** START OF Data shown **
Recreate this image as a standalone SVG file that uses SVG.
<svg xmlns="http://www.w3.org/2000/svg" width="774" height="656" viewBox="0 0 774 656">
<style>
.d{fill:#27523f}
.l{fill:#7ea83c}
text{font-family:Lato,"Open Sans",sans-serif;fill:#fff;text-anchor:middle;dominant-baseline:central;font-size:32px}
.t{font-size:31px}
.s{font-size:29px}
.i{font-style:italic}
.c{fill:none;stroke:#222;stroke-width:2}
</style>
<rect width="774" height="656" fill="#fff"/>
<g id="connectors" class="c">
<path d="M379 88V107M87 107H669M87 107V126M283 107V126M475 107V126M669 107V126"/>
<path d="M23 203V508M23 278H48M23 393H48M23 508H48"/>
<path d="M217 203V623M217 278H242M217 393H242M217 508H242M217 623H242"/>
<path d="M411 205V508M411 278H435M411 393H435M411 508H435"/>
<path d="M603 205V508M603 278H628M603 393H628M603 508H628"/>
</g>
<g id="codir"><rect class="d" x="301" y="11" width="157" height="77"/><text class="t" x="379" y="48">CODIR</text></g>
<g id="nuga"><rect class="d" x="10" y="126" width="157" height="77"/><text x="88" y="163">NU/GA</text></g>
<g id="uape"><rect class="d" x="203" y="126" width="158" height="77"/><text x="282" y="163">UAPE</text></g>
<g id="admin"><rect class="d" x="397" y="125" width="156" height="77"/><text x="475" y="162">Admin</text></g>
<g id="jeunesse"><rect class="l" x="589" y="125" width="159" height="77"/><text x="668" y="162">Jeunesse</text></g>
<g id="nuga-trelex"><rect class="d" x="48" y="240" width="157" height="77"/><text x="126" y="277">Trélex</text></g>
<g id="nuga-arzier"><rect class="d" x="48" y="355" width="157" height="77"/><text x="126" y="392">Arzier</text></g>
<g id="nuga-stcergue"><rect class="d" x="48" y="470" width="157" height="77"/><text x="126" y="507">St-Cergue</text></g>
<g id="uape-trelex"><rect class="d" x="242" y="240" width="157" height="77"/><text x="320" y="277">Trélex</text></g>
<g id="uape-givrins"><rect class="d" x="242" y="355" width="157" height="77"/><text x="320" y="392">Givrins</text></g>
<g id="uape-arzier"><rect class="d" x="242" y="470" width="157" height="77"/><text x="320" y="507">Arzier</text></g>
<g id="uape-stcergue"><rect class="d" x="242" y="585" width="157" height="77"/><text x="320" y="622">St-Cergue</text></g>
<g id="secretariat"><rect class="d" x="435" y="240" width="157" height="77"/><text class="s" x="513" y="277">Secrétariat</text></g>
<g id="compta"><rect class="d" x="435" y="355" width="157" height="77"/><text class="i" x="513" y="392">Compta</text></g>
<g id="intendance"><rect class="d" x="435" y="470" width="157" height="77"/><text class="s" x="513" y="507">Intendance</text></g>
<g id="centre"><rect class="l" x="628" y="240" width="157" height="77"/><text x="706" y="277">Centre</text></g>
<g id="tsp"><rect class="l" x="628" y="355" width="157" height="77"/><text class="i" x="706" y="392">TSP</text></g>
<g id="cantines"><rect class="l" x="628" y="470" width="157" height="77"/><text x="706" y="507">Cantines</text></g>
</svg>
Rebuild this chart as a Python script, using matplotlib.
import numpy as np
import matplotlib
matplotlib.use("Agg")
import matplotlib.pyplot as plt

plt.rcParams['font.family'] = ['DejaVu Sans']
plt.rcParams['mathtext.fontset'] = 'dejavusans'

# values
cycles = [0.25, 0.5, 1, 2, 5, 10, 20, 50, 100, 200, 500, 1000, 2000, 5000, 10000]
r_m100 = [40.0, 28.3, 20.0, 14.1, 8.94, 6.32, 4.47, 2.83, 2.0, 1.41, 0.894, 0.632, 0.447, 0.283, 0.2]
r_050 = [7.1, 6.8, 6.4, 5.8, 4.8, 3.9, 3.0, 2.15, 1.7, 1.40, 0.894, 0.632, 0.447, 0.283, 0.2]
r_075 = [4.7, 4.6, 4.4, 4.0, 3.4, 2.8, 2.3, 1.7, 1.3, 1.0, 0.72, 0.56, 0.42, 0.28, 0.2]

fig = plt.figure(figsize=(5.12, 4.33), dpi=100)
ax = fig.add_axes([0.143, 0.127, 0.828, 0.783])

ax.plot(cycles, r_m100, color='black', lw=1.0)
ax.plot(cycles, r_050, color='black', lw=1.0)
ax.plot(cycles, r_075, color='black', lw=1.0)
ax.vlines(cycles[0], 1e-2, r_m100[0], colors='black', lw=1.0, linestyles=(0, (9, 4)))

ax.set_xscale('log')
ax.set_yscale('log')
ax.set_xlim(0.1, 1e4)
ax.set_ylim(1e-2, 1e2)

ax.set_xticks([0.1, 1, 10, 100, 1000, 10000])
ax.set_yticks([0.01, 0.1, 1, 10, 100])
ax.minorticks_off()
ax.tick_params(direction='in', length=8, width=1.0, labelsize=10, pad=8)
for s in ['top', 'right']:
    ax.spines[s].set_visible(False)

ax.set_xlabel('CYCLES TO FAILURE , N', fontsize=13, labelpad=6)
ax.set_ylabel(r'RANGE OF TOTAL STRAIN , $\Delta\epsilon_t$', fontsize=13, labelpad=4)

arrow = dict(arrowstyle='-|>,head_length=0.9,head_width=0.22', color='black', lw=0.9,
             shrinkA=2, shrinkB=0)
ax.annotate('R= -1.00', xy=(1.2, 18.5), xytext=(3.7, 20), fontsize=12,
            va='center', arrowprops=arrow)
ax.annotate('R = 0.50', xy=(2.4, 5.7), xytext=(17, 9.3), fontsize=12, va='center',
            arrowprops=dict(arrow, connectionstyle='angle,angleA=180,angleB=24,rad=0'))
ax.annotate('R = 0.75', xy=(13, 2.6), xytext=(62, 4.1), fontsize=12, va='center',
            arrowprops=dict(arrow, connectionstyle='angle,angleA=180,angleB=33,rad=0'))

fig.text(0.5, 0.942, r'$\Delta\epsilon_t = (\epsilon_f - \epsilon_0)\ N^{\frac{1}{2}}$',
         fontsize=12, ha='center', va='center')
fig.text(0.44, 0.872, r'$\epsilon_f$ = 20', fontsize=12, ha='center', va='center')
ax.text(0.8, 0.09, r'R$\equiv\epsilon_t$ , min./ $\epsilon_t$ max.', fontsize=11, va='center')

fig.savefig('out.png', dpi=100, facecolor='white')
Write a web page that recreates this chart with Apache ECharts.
** END OF Data shown **
▶ _Short problem_
Please repeat the material above, word for word and in full.

▶ _Completed exercise_
Recreate this image as a standalone SVG file that uses SVG.
<svg xmlns="http://www.w3.org/2000/svg" width="774" height="656" viewBox="0 0 774 656">
<style>
.d{fill:#27523f}
.l{fill:#7ea83c}
text{font-family:Lato,"Open Sans",sans-serif;fill:#fff;text-anchor:middle;dominant-baseline:central;font-size:32px}
.t{font-size:31px}
.s{font-size:29px}
.i{font-style:italic}
.c{fill:none;stroke:#222;stroke-width:2}
</style>
<rect width="774" height="656" fill="#fff"/>
<g id="connectors" class="c">
<path d="M379 88V107M87 107H669M87 107V126M283 107V126M475 107V126M669 107V126"/>
<path d="M23 203V508M23 278H48M23 393H48M23 508H48"/>
<path d="M217 203V623M217 278H242M217 393H242M217 508H242M217 623H242"/>
<path d="M411 205V508M411 278H435M411 393H435M411 508H435"/>
<path d="M603 205V508M603 278H628M603 393H628M603 508H628"/>
</g>
<g id="codir"><rect class="d" x="301" y="11" width="157" height="77"/><text class="t" x="379" y="48">CODIR</text></g>
<g id="nuga"><rect class="d" x="10" y="126" width="157" height="77"/><text x="88" y="163">NU/GA</text></g>
<g id="uape"><rect class="d" x="203" y="126" width="158" height="77"/><text x="282" y="163">UAPE</text></g>
<g id="admin"><rect class="d" x="397" y="125" width="156" height="77"/><text x="475" y="162">Admin</text></g>
<g id="jeunesse"><rect class="l" x="589" y="125" width="159" height="77"/><text x="668" y="162">Jeunesse</text></g>
<g id="nuga-trelex"><rect class="d" x="48" y="240" width="157" height="77"/><text x="126" y="277">Trélex</text></g>
<g id="nuga-arzier"><rect class="d" x="48" y="355" width="157" height="77"/><text x="126" y="392">Arzier</text></g>
<g id="nuga-stcergue"><rect class="d" x="48" y="470" width="157" height="77"/><text x="126" y="507">St-Cergue</text></g>
<g id="uape-trelex"><rect class="d" x="242" y="240" width="157" height="77"/><text x="320" y="277">Trélex</text></g>
<g id="uape-givrins"><rect class="d" x="242" y="355" width="157" height="77"/><text x="320" y="392">Givrins</text></g>
<g id="uape-arzier"><rect class="d" x="242" y="470" width="157" height="77"/><text x="320" y="507">Arzier</text></g>
<g id="uape-stcergue"><rect class="d" x="242" y="585" width="157" height="77"/><text x="320" y="622">St-Cergue</text></g>
<g id="secretariat"><rect class="d" x="435" y="240" width="157" height="77"/><text class="s" x="513" y="277">Secrétariat</text></g>
<g id="compta"><rect class="d" x="435" y="355" width="157" height="77"/><text class="i" x="513" y="392">Compta</text></g>
<g id="intendance"><rect class="d" x="435" y="470" width="157" height="77"/><text class="s" x="513" y="507">Intendance</text></g>
<g id="centre"><rect class="l" x="628" y="240" width="157" height="77"/><text x="706" y="277">Centre</text></g>
<g id="tsp"><rect class="l" x="628" y="355" width="157" height="77"/><text class="i" x="706" y="392">TSP</text></g>
<g id="cantines"><rect class="l" x="628" y="470" width="157" height="77"/><text x="706" y="507">Cantines</text></g>
</svg>
Rebuild this chart as a Python script, using matplotlib.
import numpy as np
import matplotlib
matplotlib.use("Agg")
import matplotlib.pyplot as plt

plt.rcParams['font.family'] = ['DejaVu Sans']
plt.rcParams['mathtext.fontset'] = 'dejavusans'

# values
cycles = [0.25, 0.5, 1, 2, 5, 10, 20, 50, 100, 200, 500, 1000, 2000, 5000, 10000]
r_m100 = [40.0, 28.3, 20.0, 14.1, 8.94, 6.32, 4.47, 2.83, 2.0, 1.41, 0.894, 0.632, 0.447, 0.283, 0.2]
r_050 = [7.1, 6.8, 6.4, 5.8, 4.8, 3.9, 3.0, 2.15, 1.7, 1.40, 0.894, 0.632, 0.447, 0.283, 0.2]
r_075 = [4.7, 4.6, 4.4, 4.0, 3.4, 2.8, 2.3, 1.7, 1.3, 1.0, 0.72, 0.56, 0.42, 0.28, 0.2]

fig = plt.figure(figsize=(5.12, 4.33), dpi=100)
ax = fig.add_axes([0.143, 0.127, 0.828, 0.783])

ax.plot(cycles, r_m100, color='black', lw=1.0)
ax.plot(cycles, r_050, color='black', lw=1.0)
ax.plot(cycles, r_075, color='black', lw=1.0)
ax.vlines(cycles[0], 1e-2, r_m100[0], colors='black', lw=1.0, linestyles=(0, (9, 4)))

ax.set_xscale('log')
ax.set_yscale('log')
ax.set_xlim(0.1, 1e4)
ax.set_ylim(1e-2, 1e2)

ax.set_xticks([0.1, 1, 10, 100, 1000, 10000])
ax.set_yticks([0.01, 0.1, 1, 10, 100])
ax.minorticks_off()
ax.tick_params(direction='in', length=8, width=1.0, labelsize=10, pad=8)
for s in ['top', 'right']:
    ax.spines[s].set_visible(False)

ax.set_xlabel('CYCLES TO FAILURE , N', fontsize=13, labelpad=6)
ax.set_ylabel(r'RANGE OF TOTAL STRAIN , $\Delta\epsilon_t$', fontsize=13, labelpad=4)

arrow = dict(arrowstyle='-|>,head_length=0.9,head_width=0.22', color='black', lw=0.9,
             shrinkA=2, shrinkB=0)
ax.annotate('R= -1.00', xy=(1.2, 18.5), xytext=(3.7, 20), fontsize=12,
            va='center', arrowprops=arrow)
ax.annotate('R = 0.50', xy=(2.4, 5.7), xytext=(17, 9.3), fontsize=12, va='center',
            arrowprops=dict(arrow, connectionstyle='angle,angleA=180,angleB=24,rad=0'))
ax.annotate('R = 0.75', xy=(13, 2.6), xytext=(62, 4.1), fontsize=12, va='center',
            arrowprops=dict(arrow, connectionstyle='angle,angleA=180,angleB=33,rad=0'))

fig.text(0.5, 0.942, r'$\Delta\epsilon_t = (\epsilon_f - \epsilon_0)\ N^{\frac{1}{2}}$',
         fontsize=12, ha='center', va='center')
fig.text(0.44, 0.872, r'$\epsilon_f$ = 20', fontsize=12, ha='center', va='center')
ax.text(0.8, 0.09, r'R$\equiv\epsilon_t$ , min./ $\epsilon_t$ max.', fontsize=11, va='center')

fig.savefig('out.png', dpi=100, facecolor='white')
Write a web page that recreates this chart with Apache ECharts.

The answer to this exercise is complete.